Jurors shown animated video at officer’s murder trial

Michael Tarm
AP Legal Affairs Writer

Chicago – Lawyers for a white Chicago police officer who fatally shot a black teenager presented an animated video to jurors on Tuesday that was intended to show the officer’s perspective during the shooting and support his claim that he feared for his safety.

The video, created for the defense team, was aimed at countering graphic police dashcam video that appears to show Jason Van Dyke shooting 17-year-old Laquan McDonald 16 times as the teen holds a knife and walks away from officers in 2014. The police video was released a year after the shooting, sparking widespread protests in Chicago.

The dashcam video is the centerpiece of the state’s case against Van Dyke, but it was taken from a different angle – to the side of Van Dyke and behind McDonald.
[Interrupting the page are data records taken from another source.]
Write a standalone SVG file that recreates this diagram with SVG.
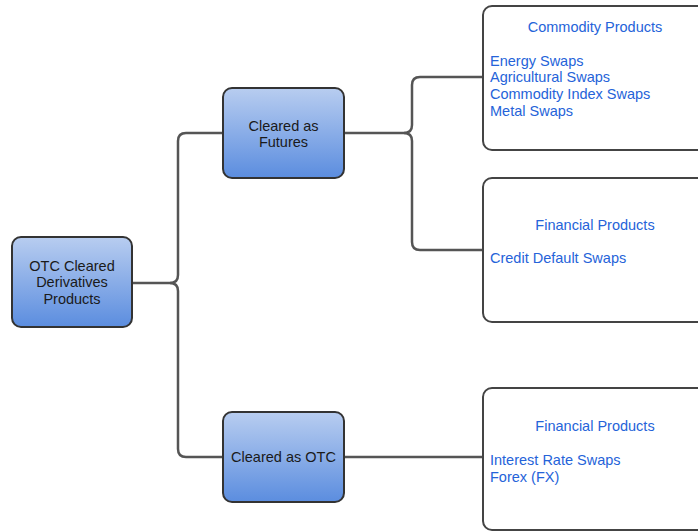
<svg xmlns="http://www.w3.org/2000/svg" width="698" height="532" viewBox="0 0 698 532">
<defs>
<linearGradient id="blueGrad" x1="0" y1="0" x2="0" y2="1">
<stop offset="0" stop-color="#b8cdf0"/>
<stop offset="1" stop-color="#5b8ddf"/>
</linearGradient>
<style>
.node{fill:url(#blueGrad);stroke:#333;stroke-width:2}
.box{fill:#fff;stroke:#444;stroke-width:2}
.conn{fill:none;stroke:#555;stroke-width:2.5}
.nt{font-family:"Liberation Sans",Arial,sans-serif;font-size:14.5px;fill:#1a1a1a;text-anchor:middle}
.bt{font-family:"Liberation Sans",Arial,sans-serif;font-size:14.5px;fill:#2563d9}
.bh{text-anchor:middle}
</style>
</defs>
<rect width="698" height="532" fill="#fff"/>
<g id="connectors">
<path class="conn" d="M132,283 H170 Q178,283 178,275 V141 Q178,133 186,133 H223"/>
<path class="conn" d="M170,283 Q178,283 178,291 V449 Q178,457 186,457 H223"/>
<path class="conn" d="M344,133 H404 Q412,133 412,125 V85 Q412,77 420,77 H483"/>
<path class="conn" d="M404,133 Q412,133 412,141 V242 Q412,250 420,250 H483"/>
<path class="conn" d="M344,457 H483"/>
</g>
<g id="root">
<rect class="node" x="12" y="237" width="120" height="90" rx="9"/>
<text class="nt" x="72" y="271">OTC Cleared</text>
<text class="nt" x="72" y="287">Derivatives</text>
<text class="nt" x="72" y="304">Products</text>
</g>
<g id="futures">
<rect class="node" x="223" y="88" width="121" height="90" rx="9"/>
<text class="nt" x="283.5" y="131">Cleared as</text>
<text class="nt" x="283.5" y="147">Futures</text>
</g>
<g id="otc">
<rect class="node" x="223" y="412" width="121" height="90" rx="9"/>
<text class="nt" x="283.5" y="462">Cleared as OTC</text>
</g>
<g id="commodity">
<rect class="box" x="483" y="6" width="240" height="144" rx="9"/>
<text class="bt bh" x="595" y="32">Commodity Products</text>
<text class="bt" x="490" y="65.5">Energy Swaps</text>
<text class="bt" x="490" y="82">Agricultural Swaps</text>
<text class="bt" x="490" y="99">Commodity Index Swaps</text>
<text class="bt" x="490" y="116">Metal Swaps</text>
</g>
<g id="financial1">
<rect class="box" x="483" y="178" width="240" height="144" rx="9"/>
<text class="bt bh" x="595" y="230">Financial Products</text>
<text class="bt" x="490" y="263">Credit Default Swaps</text>
</g>
<g id="financial2">
<rect class="box" x="483" y="388" width="240" height="142" rx="9"/>
<text class="bt bh" x="595" y="431">Financial Products</text>
<text class="bt" x="490" y="465">Interest Rate Swaps</text>
<text class="bt" x="490" y="482">Forex (FX)</text>
</g>
</svg>
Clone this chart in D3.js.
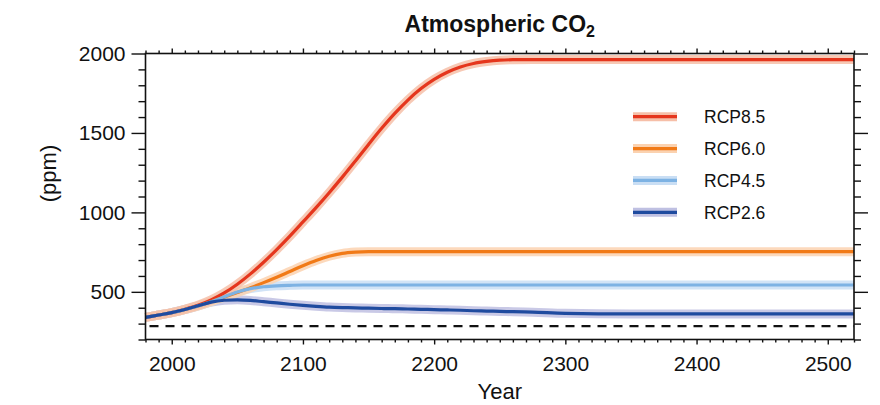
<!DOCTYPE html>
<html>
<head>
<meta charset="utf-8">
<script src="https://cdn.jsdelivr.net/npm/d3@7"></script>
<style>
  body { margin: 0; background: #fff; overflow: hidden; }
  svg { display: block; }
  svg text { font-family: "Liberation Sans", Arial, sans-serif; fill: #111; }
  .tick line { stroke: #111; stroke-width: 1.4; }
  .tick text { font-size: 21px; }
  .title { font-size: 23px; font-weight: bold; }
  .axis-label { font-size: 22px; }
  .legend text { font-size: 17.5px; }
</style>
</head>
<body>
<svg width="880" height="405"></svg>
<script>
const svg = d3.select('svg');
const width = +svg.attr('width');
const height = +svg.attr('height');

const titleText = 'Atmospheric CO';
const xAxisLabelText = 'Year';
const yAxisLabelText = '(ppm)';

// years and concentrations (ppm)
const years = [1980, 1990, 2000, 2010, 2020, 2030, 2040, 2050, 2060, 2070, 2080, 2090,
  2100, 2110, 2120, 2130, 2140, 2150, 2160, 2170, 2180, 2190, 2200, 2210,
  2220, 2230, 2240, 2250, 2260, 2275, 2300, 2350, 2400, 2450, 2500, 2520];

const rcp85 = [339, 354, 369, 390, 415, 449, 493, 548, 613, 686, 766, 851,
  940, 1030, 1124, 1222, 1324, 1428, 1529, 1623, 1707, 1779, 1837, 1882,
  1915, 1937, 1950, 1958, 1961, 1962, 1962, 1962, 1962, 1962, 1962, 1962];
const rcp60 = [339, 354, 369, 389, 411, 438, 467, 496, 526, 558, 592, 628,
  664, 697, 724, 742, 750, 753, 753, 753, 753, 753, 753, 753,
  753, 753, 753, 753, 753, 753, 753, 753, 753, 753, 753, 753];
const rcp45 = [339, 354, 369, 389, 411, 437, 469, 499, 520, 532, 538, 541,
  543, 543, 543, 543, 543, 543, 543, 543, 543, 543, 543, 543,
  543, 543, 543, 543, 543, 543, 543, 543, 543, 543, 543, 543];
const rcp26 = [339, 354, 369, 389, 412, 435, 447, 450, 446, 438, 430, 422,
  415, 409, 404, 401, 399, 397, 395, 394, 392, 390, 388, 386,
  384, 381, 379, 377, 375, 372, 365, 361, 361, 361, 361, 361];

const preIndustrial = 284;

const seriesNames = ['RCP8.5', 'RCP6.0', 'RCP4.5', 'RCP2.6'];
const seriesValues = [rcp85, rcp60, rcp45, rcp26];
const coreColors = ['#e5361d', '#f17a17', '#7db2e3', '#1f4b9f'];
const bandColors = ['#f6bfa8', '#fbd2b0', '#c9def4', '#bfc0e2'];

const xMajorTicks = [2000, 2100, 2200, 2300, 2400, 2500];
const yMajorTicks = [500, 1000, 1500, 2000];

const margin = { top: 53.5, right: 26, bottom: 65.5, left: 145.5 };
const innerWidth = width - margin.left - margin.right;
const innerHeight = height - margin.top - margin.bottom;

const xScale = d3.scaleLinear().domain([1980, 2520]).range([0, innerWidth]);
const yScale = d3.scaleLinear().domain([200, 2000]).range([innerHeight, 0]);

const g = svg.append('g')
  .attr('transform', `translate(${margin.left},${margin.top})`);

const xMinor = d3.range(1980, 2521, 10).filter(d => !xMajorTicks.includes(d));
const yMinor = d3.range(200, 2001, 100).filter(d => !yMajorTicks.includes(d));

const addAxis = (axis, transform, labelled) => {
  const a = g.append('g').attr('transform', transform).call(axis);
  a.select('.domain').remove();
  if (!labelled) a.selectAll('text').remove();
  return a;
};

// bottom / top
addAxis(d3.axisBottom(xScale).tickValues(xMajorTicks).tickSize(5).tickPadding(11.8).tickFormat(d3.format('d')),
  `translate(0,${innerHeight})`, true);
addAxis(d3.axisBottom(xScale).tickValues(xMinor).tickSize(3), `translate(0,${innerHeight})`);
addAxis(d3.axisTop(xScale).tickValues(xMajorTicks).tickSize(5), 'translate(0,0)');
addAxis(d3.axisTop(xScale).tickValues(xMinor).tickSize(3), 'translate(0,0)');

// left / right
addAxis(d3.axisLeft(yScale).tickValues(yMajorTicks).tickSize(14).tickPadding(6).tickFormat(d3.format('d')),
  'translate(0,0)', true);
addAxis(d3.axisLeft(yScale).tickValues(yMinor).tickSize(7), 'translate(0,0)');
addAxis(d3.axisRight(yScale).tickValues(yMajorTicks).tickSize(14), `translate(${innerWidth},0)`);
addAxis(d3.axisRight(yScale).tickValues(yMinor).tickSize(7), `translate(${innerWidth},0)`);

// pre-industrial reference
g.append('line')
  .attr('x1', xScale(1980)).attr('x2', xScale(2520))
  .attr('y1', yScale(preIndustrial)).attr('y2', yScale(preIndustrial))
  .attr('stroke', '#111')
  .attr('stroke-width', 2.2)
  .attr('stroke-dasharray', '9,7')
  .attr('stroke-dashoffset', -4);

const lineGenerator = d3.line()
  .x(d => xScale(d[0]))
  .y(d => yScale(d[1]))
  .curve(d3.curveMonotoneX);

const seriesData = seriesValues.map(vals => years.map((yr, i) => [yr, vals[i]]));

// pale bands first (RCP2.6 at the bottom), then the core lines (RCP2.6 on top)
[3, 2, 1, 0].forEach(i => {
  g.append('path')
    .attr('d', lineGenerator(seriesData[i]))
    .attr('fill', 'none')
    .attr('stroke', bandColors[i])
    .attr('stroke-width', 9)
    .attr('stroke-opacity', 0.85);
});
[0, 1, 2, 3].forEach(i => {
  g.append('path')
    .attr('d', lineGenerator(seriesData[i]))
    .attr('fill', 'none')
    .attr('stroke', coreColors[i])
    .attr('stroke-width', 3.2);
});

// frame
g.append('rect')
  .attr('width', innerWidth)
  .attr('height', innerHeight)
  .attr('fill', 'none')
  .attr('stroke', '#111')
  .attr('stroke-width', 1.6);

// legend
const legend = svg.append('g').attr('class', 'legend');
const legendY = d3.scalePoint().domain(seriesNames).range([116.7, 212.3]);
seriesNames.forEach((name, i) => {
  const y = legendY(name);
  legend.append('line')
    .attr('x1', 633).attr('x2', 677).attr('y1', y).attr('y2', y)
    .attr('stroke', bandColors[i]).attr('stroke-width', 9);
  legend.append('line')
    .attr('x1', 633).attr('x2', 677).attr('y1', y).attr('y2', y)
    .attr('stroke', coreColors[i]).attr('stroke-width', 3.2);
  legend.append('text')
    .attr('x', 704).attr('y', y).attr('dy', '0.36em')
    .text(name);
});

// title with subscript
const title = svg.append('text')
  .attr('class', 'title')
  .attr('x', margin.left + innerWidth / 2)
  .attr('y', 31.5)
  .attr('text-anchor', 'middle');
title.append('tspan').text(titleText);
title.append('tspan').attr('dy', 5).style('font-size', '16px').text('2');

svg.append('text')
  .attr('class', 'axis-label')
  .attr('x', margin.left + innerWidth / 2)
  .attr('y', 399)
  .attr('text-anchor', 'middle')
  .text(xAxisLabelText);

svg.append('text')
  .attr('class', 'axis-label')
  .attr('transform', `translate(56,${margin.top + innerHeight / 2 - 23}) rotate(-90)`)
  .attr('text-anchor', 'middle')
  .text(yAxisLabelText);
</script>
</body>
</html>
What the officer saw during the incident could be critical during his murder trial, as jurors try to determine if it was reasonable for the officer to view McDonald as a threat.

It’s unclear if Van Dyke plans to testify during the trial. His attorneys may see the animated video as a substitute for any direct testimony that would expose the 40-year-old officer to potentially blistering cross-examination by prosecutors.

The animated video, which also offers aerial and other views, was produced by California-based 3-D Forensic. The company’s CEO, Jason Fries, described to jurors how it was made. At one point, the video depicts a view as if a camera were hovering just over Van Dyke’s shoulder, pointing his handgun and shooting as an animated figure representing McDonald appears to look at the officer.

When a defense lawyer asked Fries if the animation of McDonald was “closing the distance on Van Dyke,” a prosecutor objected. The defense attorney rephrased the question, and Fries responded: “Yes, our analysis demonstrates Mr. McDonald was getting closer to Officer Van Dyke.”

Earlier Tuesday, Van Dyke’s attorneys called probation officer Dina Randazzo, who testified that McDonald had become “combative” during a juvenile hearing in August 2013. The testimony came a day after three county employees told jurors about physical altercations with McDonald.

McDonald had slashed the tires of a police car before Van Dyke arrived at the scene.

Defense attorneys have focused on McDonald’s behavior in past years and the day he was killed. Under Illinois law, defendants who claim self-defense can present evidence about the past behavior of the person they killed, even if they weren’t aware of that history when the killing occurred.

Prosecutors rested their case last week. Defense attorneys started presenting their case Monday.

On Monday, Miguel DeJsuus, who works at the Cook County Juvenile Detention Center, told jurors of an incident in which McDonald told him he was on drugs before striking him. Joseph Plaud of the Cook County’s Sheriff’s Office testified about seeing McDonald “yelling, screaming, swearing” while he was in the juvenile court lock-up a little more than a year before the shooting.

But both witnesses, along with another man who worked in the lockup, acknowledged that they never spoke to Van Dyke about McDonald before the shooting – admissions designed to tell the jury that Van Dyke knew nothing about the teen’s past when he shot him.

Another question is which – if any – other officers at the scene the defense will call to testify. Prosecutors called several last week, but others, including two charged with trying to cover up what happened to protect Van Dyke, have not testified.